Consider testing the waters with investments in REITs and learning the market from the ground up. Invest slowly and track the market over a few months or years. Try to increase your bottom line by making wise investments.
Then, when you’re ready, look into supplementing your investment by purchasing a direct property. You’ll have a better understanding of how the market works, decreasing your chances of making a bad investment.
Frequently Asked Questions
What’s the average real estate investor salary?
Recent estimates put the average salary around $124,000 annually. But remember that as a real estate investor, you won’t make a fixed salary. Your money is going to come from the individual investments you make, and you can also lose money (meaning you have a negative salary).
If you play your cards right, you can earn a steady cash flow and make large gains when selling properties.
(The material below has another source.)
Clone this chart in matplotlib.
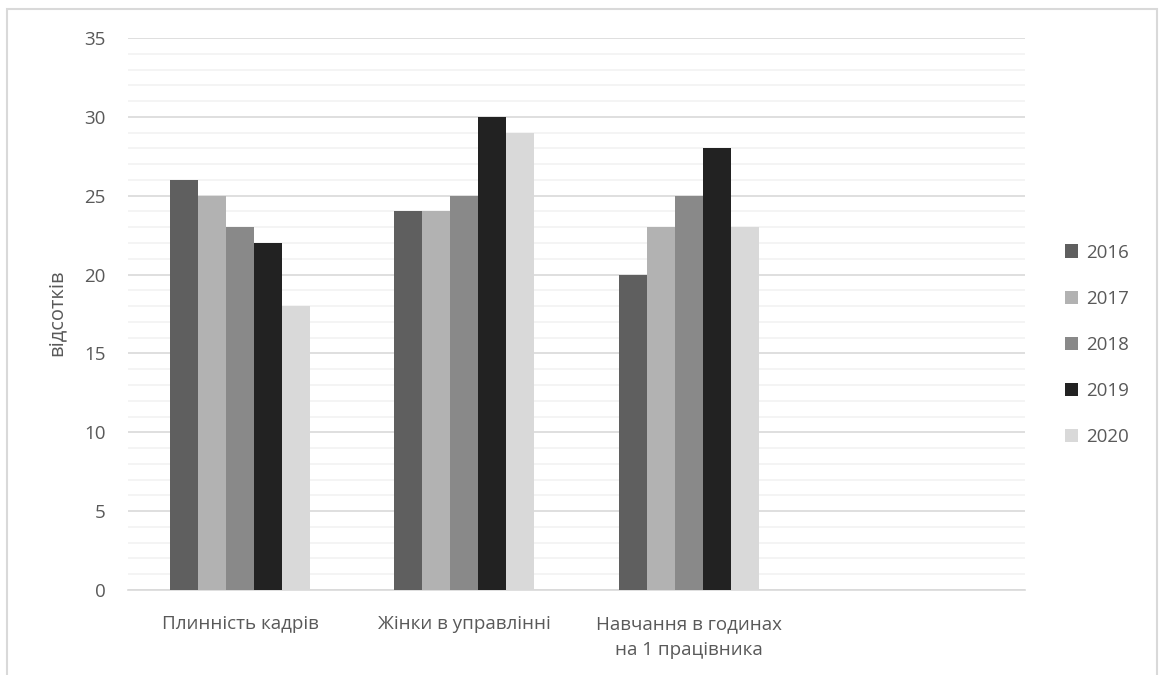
import matplotlib
matplotlib.use("Agg")
import matplotlib.pyplot as plt
import numpy as np
from matplotlib.patches import Rectangle

plt.rcParams['font.family'] = ['Open Sans', 'DejaVu Sans']

categories = ["Плинність кадрів", "Жінки в управлінні", "Навчання в годинах\nна 1 працівника", ""]
years = ["2016", "2017", "2018", "2019", "2020"]
values = {
    "2016": [26, 24, 20],
    "2017": [25, 24, 23],
    "2018": [23, 25, 25],
    "2019": [22, 30, 28],
    "2020": [18, 29, 23],
}
colors = ["#5f5f5f", "#b2b2b2", "#898989", "#222222", "#d9d9d9"]
text_color = "#595959"
fs = 13.5

fig = plt.figure(figsize=(11.64, 6.75), dpi=100)
ax = fig.add_axes([0.110, 0.1259, 0.7706, 0.8178])

# outer chart frame
fig.patches.append(Rectangle((7 / 1164, -0.05), 1150 / 1164, 1 - 9 / 675 + 0.05,
                             transform=fig.transFigure, fill=False,
                             edgecolor="#d9d9d9", linewidth=1.5))

n_cat = len(categories)
x = np.arange(n_cat)
bar_w = 0.125
for i, (yr, col) in enumerate(zip(years, colors)):
    vals = values[yr]
    pos = x[:len(vals)] + (i - 2) * bar_w
    ax.bar(pos, vals, width=bar_w, color=col, label=yr, zorder=3, linewidth=0)

ax.set_xlim(-0.5, n_cat - 0.5)
ax.set_ylim(0, 35)
ax.set_yticks(np.arange(0, 36, 5))
ax.set_yticks(np.arange(0, 36, 1), minor=True)
ax.grid(axis='y', which='major', color="#d9d9d9", linewidth=1.2, zorder=0)
ax.grid(axis='y', which='minor', color="#f2f2f2", linewidth=1.2, zorder=0)
ax.set_axisbelow(True)
for s in ["top", "right", "left"]:
    ax.spines[s].set_visible(False)
ax.spines["bottom"].set_color("#d9d9d9")
ax.spines["bottom"].set_linewidth(1.2)

ax.set_xticks(x)
ax.set_xticklabels(categories, fontsize=fs, color=text_color, linespacing=1.6)
ax.tick_params(axis='both', which='both', length=0)
ax.tick_params(axis='x', pad=18)
ax.tick_params(axis='y', pad=16, labelsize=fs, labelcolor=text_color)

ax.set_ylabel("відсотків", fontsize=14.5, color=text_color)
ax.yaxis.set_label_coords(-0.068, 0.502)

leg = ax.legend(loc='center left', frameon=False,
                fontsize=fs, labelcolor=text_color, handlelength=0.72,
                handleheight=0.72, handletextpad=0.4, labelspacing=1.5,
                borderaxespad=0)
leg.set_bbox_to_anchor((1.036, 0.444), transform=ax.transAxes)

fig.savefig("out.png", dpi=100, facecolor="white")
Do I need a real estate agent?
A thousand times yes! Having a real estate agent is a very smart move and generally worth every dollar you’ll pay in commissions and fees.
Real estate agents can provide expert knowledge of the local market. A realtor can also help you maximize rental income and save money on costs that you might not otherwise consider.
Can you do real estate on a part-time basis?
Most beginners start off investing in real estate on a part-time basis. Eventually, you might make enough in residual earnings from rental properties and REITs that you can live full-time off your investments. However, it’s going to take some time to get to that point.
To make it easier while working a separate job, consider hiring a property management company to handle operations.
The Bottom Line
Investing in real estate isn’t something you should rush into. It’s a major responsibility with serious financial repercussions.
Take your time and learn how the market works before diving in. By doing that, you’ll be much better off in the long run. When you’re ready, and when the right opportunity arises, don’t hesitate to pounce!